Meine Temperaturen liegen im IDLE bei etwa 30-34 Grad (schwankt sehr stark) ausgelesen habe ich diese mit XTU von Intel und Openhardware Monitor sowie der Asus Suite wobei das ding schei.... ist. Im BIOS steht sogar was von etwa 36 Grad. worauf ich nun genau vertrauen kann weiß ich nicht deswegen bleibe ich bei einem und das ist das XTU von Intel.

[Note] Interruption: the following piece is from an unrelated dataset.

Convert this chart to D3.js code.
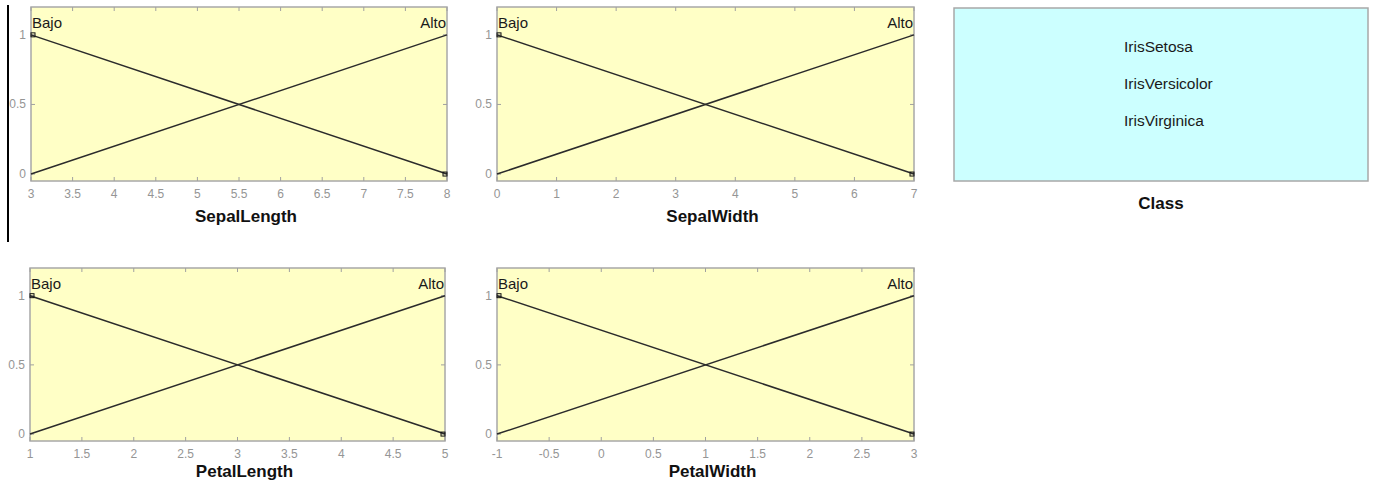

Beim Test mit Intel Burn oder auch Prime95 erreiche ich Spitzenwerte von ca. 51 Grad mit der Paste Prolimatech PK2 und der Arctik Silver 5 (beide getrennt getestet).

Der Prozi hat eine MAX. Temp von 72,5 Grad also hab i noch ne Menge Luft nach oben doch ich bin so ehrgeizig das ich unter 30 Grad im IDLE will und unter 50 Grad im max. Also her mit einer Metalpaste und zwar die Coolaboratory Liquid Ultra aber nix is die Werte im IDLE immernoch die selben nur im max. Bereich habe ich nun 48 Grad.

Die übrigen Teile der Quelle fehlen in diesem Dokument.